Objectives
Racial minorities in the United States have inferior cancer outcomes. For patients with cancer, next generation sequencing (NGS) informs treatment decisions; while NGS use is increasing, it is unclear whether uptake disparities exist. This study investigated changes in racial inequity in NGS testing of cancer patients following the 2014-onwards Medicaid coverage expansion ushered by the Patient Protection and Affordable Care Act (ACA) passage, comparing states with (36/50) and without expanded coverage status.
Methods
Real-world patients with one of 10 cancer types and ≥2 documented visits from 1/1/2011 or 1/1/2013, depending on disease type, through 12/31/2017 in the Flatiron Health EHR-derived database were included in this exploratory retrospective study. Racial inequity was defined as the absolute percent difference in diagnosis-indexed NGS testing rates for black or African-American and white patients diagnosed in the time period. We compared the absolute percent difference in the pre-period (2011-2013) to the post-period (2014-2016) and to 2017 stratified by state Medicaid expansion status. Analyses were not adjusted for other covariates and potential confounders.
Results
We identified a cohort of 6,220 patients with abstraction-confirmed NGS testing (total N=49,915).

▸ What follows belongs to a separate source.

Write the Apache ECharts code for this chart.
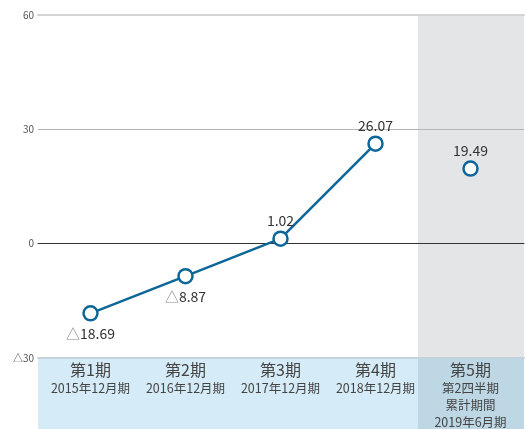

Racial inequity in NGS testing use was observed in the pre-period (N=1,232) in Medicaid expansion and non-expansion states (-3.7% and -2.6% respectively). In the post-period (N=3,659), inequity dropped in expansion states (-1.6%) and grew in non-expansion states (-3.1%). Racial inequity in non-expansion states peaked in 2017 (16.9% vs 11.4%; Diff=-5.5%; N=637) while the racial inequity gap closed in expansion states in 2017 (17.6% vs 18.6%; Diff=1.0%; N=692).
Conclusions
This hypothesis-generating study suggests Medicaid expansion may be associated with a reduction in racial inequity of NGS testing in cancer patients. Further research is needed to determine drivers and significance of NGS testing disparities.